Первый вопрос, который Вас возмущает, это вопрос, почему я назвал всех присутствующих «помощниками», и что член Военного совета фронта никогда не был «помощником» командующего, что «член Военного совета имеет свои особые задачи по своему положению, имеет свои функции и персональную ответственность перед ЦК партии и вместе с командующим отвечал (а зачастую и больше) за положение дел на фронте».
Словом, Вы прочли «лекцию» политграмоты и «просветили» меня о роли члена Военного совета.
Уважаемый Константин Федорович! Могу сообщить, что ровно 18 лет я был в роли командующего армией и командующим войсками округа, за 18 лет был не только бессменным членом Военного совета армии и округа, но и председателем этого совета. Если за эти годы, за 18 лет, я оказался «неспособным» осмыслить роль политического члена Военного совета, то навряд ли сумею усвоить Ваши нравоучения об обязанностях члена Военного совета и задачи, которые возлагаются партией на него. Уверяю Вас, что для меня, старого командующего, это пройденный этап и Вы напрасно хотите «просвещать» меня в этом вопросе. В наше время уже каждый школьник твердо знает о роли члена Военного совета.
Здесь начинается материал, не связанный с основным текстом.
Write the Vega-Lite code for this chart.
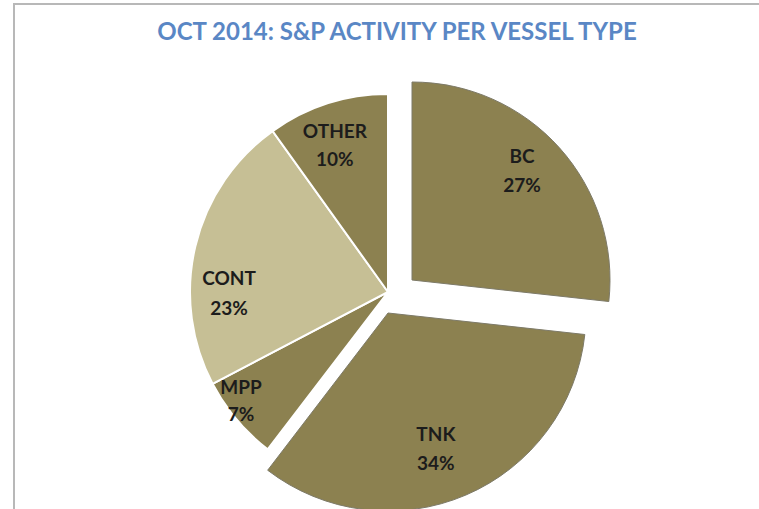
{
  "$schema": "https://vega.github.io/schema/vega-lite/v6.json",
  "width": 748,
  "height": 508,
  "autosize": "none",
  "padding": {"left": 14, "top": 4, "right": 0, "bottom": 0},
  "background": "white",
  "view": {"stroke": "#b8b8b8", "strokeWidth": 2},
  "title": {
    "text": "OCT 2014: S&P ACTIVITY PER VESSEL TYPE",
    "font": "Lato",
    "fontWeight": "bold",
    "fontSize": 24,
    "color": "#5A87C5",
    "anchor": "middle",
    "frame": "group",
    "baseline": "alphabetic",
    "offset": -39,
    "dx": 9,
    "dy": 21
  },
  "data": {
    "values": [
      {"idx": 1, "type": "BC", "value": 27},
      {"idx": 2, "type": "TNK", "value": 34},
      {"idx": 3, "type": "MPP", "value": 7},
      {"idx": 4, "type": "CONT", "value": 23},
      {"idx": 5, "type": "OTHER", "value": 10}
    ]
  },
  "transform": [{"calculate": "datum.type + '\\n' + datum.value + '%'", "as": "lbl"}],
  "encoding": {
    "theta": {"field": "value", "type": "quantitative", "stack": true},
    "order": {"field": "idx", "type": "quantitative"},
    "color": {
      "field": "type",
      "type": "nominal",
      "scale": {"domain": ["BC", "TNK", "MPP", "CONT", "OTHER"], "range": ["#8C8150", "#8C8150", "#8C8150", "#C6BF95", "#8C8150"]},
      "legend": null
    }
  },
  "layer": [
    {
      "mark": {"type": "arc", "radius": 198, "xOffset": 0, "yOffset": 34, "stroke": "white", "strokeWidth": 2},
      "encoding": {"opacity": {"condition": {"test": "datum.type==='MPP'||datum.type==='CONT'||datum.type==='OTHER'", "value": 1}, "value": 0}}
    },
    {
      "mark": {"type": "arc", "radius": 198, "xOffset": 24, "yOffset": 22, "stroke": "#7d7a68", "strokeWidth": 1},
      "encoding": {"opacity": {"condition": {"test": "datum.type==='BC'", "value": 1}, "value": 0}}
    },
    {
      "mark": {"type": "arc", "radius": 198, "xOffset": 0, "yOffset": 55, "stroke": "#7d7a68", "strokeWidth": 1},
      "encoding": {"opacity": {"condition": {"test": "datum.type==='TNK'", "value": 1}, "value": 0}}
    },
    {
      "mark": {"type": "text", "radius": 150, "xOffset": 22.4, "yOffset": -1.3, "font": "Lato", "fontWeight": "bold", "fontSize": 19, "lineBreak": "\n", "lineHeight": 29, "align": "center", "baseline": "middle"},
      "encoding": {"color": {"value": "#1c1c1c"}, "text": {"condition": {"test": "datum.type==='BC'", "field": "lbl"}, "value": ""}}
    },
    {
      "mark": {"type": "text", "radius": 140, "xOffset": -7.2, "yOffset": 47.8, "font": "Lato", "fontWeight": "bold", "fontSize": 19, "lineBreak": "\n", "lineHeight": 29, "align": "center", "baseline": "middle"},
      "encoding": {"color": {"value": "#1c1c1c"}, "text": {"condition": {"test": "datum.type==='TNK'", "field": "lbl"}, "value": ""}}
    },
    {
      "mark": {"type": "text", "radius": 180, "xOffset": -9.3, "yOffset": 14.3, "font": "Lato", "fontWeight": "bold", "fontSize": 19, "lineBreak": "\n", "lineHeight": 27, "align": "center", "baseline": "middle"},
      "encoding": {"color": {"value": "#1c1c1c"}, "text": {"condition": {"test": "datum.type==='MPP'", "field": "lbl"}, "value": ""}}
    },
    {
      "mark": {"type": "text", "radius": 150, "xOffset": -13.1, "yOffset": 55.3, "font": "Lato", "fontWeight": "bold", "fontSize": 19, "lineBreak": "\n", "lineHeight": 30, "align": "center", "baseline": "middle"},
      "encoding": {"color": {"value": "#1c1c1c"}, "text": {"condition": {"test": "datum.type==='CONT'", "field": "lbl"}, "value": ""}}
    },
    {
      "mark": {"type": "text", "radius": 150, "xOffset": -7.2, "yOffset": 17.3, "font": "Lato", "fontWeight": "bold", "fontSize": 19, "lineBreak": "\n", "lineHeight": 28, "align": "center", "baseline": "middle"},
      "encoding": {"color": {"value": "#1c1c1c"}, "text": {"condition": {"test": "datum.type==='OTHER'", "field": "lbl"}, "value": ""}}
    }
  ]
}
Слово «помощник» в литературном лексиконе мною применено не в прямом смысле, что член Военного совета по штатно-должностным положениям является «помощником» командующего, а в том смысле, что именно эти люди помогают командующему правильно решить все вопросы руководства войсками. Откровенно говоря, мне никогда в голову не приходило, что слово «помощник» может вызвать у Вас столь бурный протест. Оказывается, Вы очень ревностно заботитесь о своем должностном САНЕ. Если это так, то немедленно приношу свое извинение. Теперь о самой беседе Жукова с командирами корпусов. Вы пишете, что я неуважительно отзываюсь о наших командирах, что я вроде разыграл Дремова и написал, что они снисходительно посматривали на меня. Не пойму Вас, Константин Федорович, неужели каждую шутку по адресу того или другого боевого товарища Вы принимаете как оскорбление? Вы же умнейший человек, а повели себя в этих простых, непринципиальных вопросах отнюдь не по Вашему высокому положению. Вы берете под защиту тех, кто отнюдь не против такого юмора. Более того, в результате чрезмерной Вашей мнительности по поводу и без повода Вы без основания приходите к умозаключению, что все это происходит потому, что Бабаджаняну не давали генеральского звания. Откуда у Вас такая фантазия? Может быть, я жаловался кому-нибудь или настаивал? Может быть, я выражал свое неудовольствие по этому вопросу?